Recently, when Guilford County Schools’ officials updated the Guilford County Board of Commissioners on projects being funded by the county school bond ballot referendums of 2020 and 2022, school system leaders let the commissioners know that those projects – like most construction projects these days – will be coming in way over budget.
Guilford County Commissioner Alan Perdue suggested an idea that he thought might help: have the school system explore building more “cookie-cutter” schools. That is, each school would not have a unique design but instead would look a lot like other schools.
Perdue, who was a long-time head of the Guilford County Emergency Services Department before becoming a county commissioner – knows a thing or two about construction since he oversaw the building of a variety of facilities.
“I understand sites are different,” Perdue said. “Sitework may change but building the same building multiple times certainly has its advantages.”
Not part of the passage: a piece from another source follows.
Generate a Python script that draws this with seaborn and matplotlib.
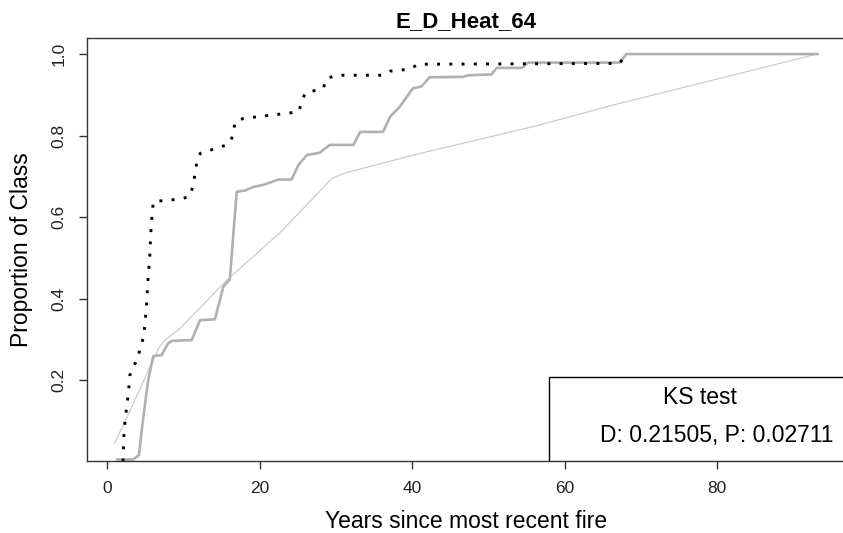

Some of those benefits include not having to pay for new plans for new schools, reduction in construction costs and maintenance due to familiarity with projects, fewer work order changes, and savings from economies of scale.
Most Emergency Services stations across the county look very similar – and there’s a reason why the department does it that way.
Also, some school systems in the state have saved big by having their schools look alike.
Guilford County Schools superintend Whitney Oakley said it’s hard to do that when programs are specialized.
“It works, of course, when we are doing more traditional programs,” she said. “When we are doing more specialized programs we have to take that into account. I also think we can’t just throw up these rectangles filled with rectangular classrooms.”
She said space and desk arrangement in traditional schools often make it difficult for students to work together in unique ways.
Oakley cited Grimsley High School as an example.
“You can’t let kids collaborate,” she said of those classrooms, adding that there’s not enough room often to move the desks around and build a truly collaborative learning environment.
She said designs for new school buildings don’t have to be “brave, new and innovative,” but they do need to “match what we know about how kids learn.”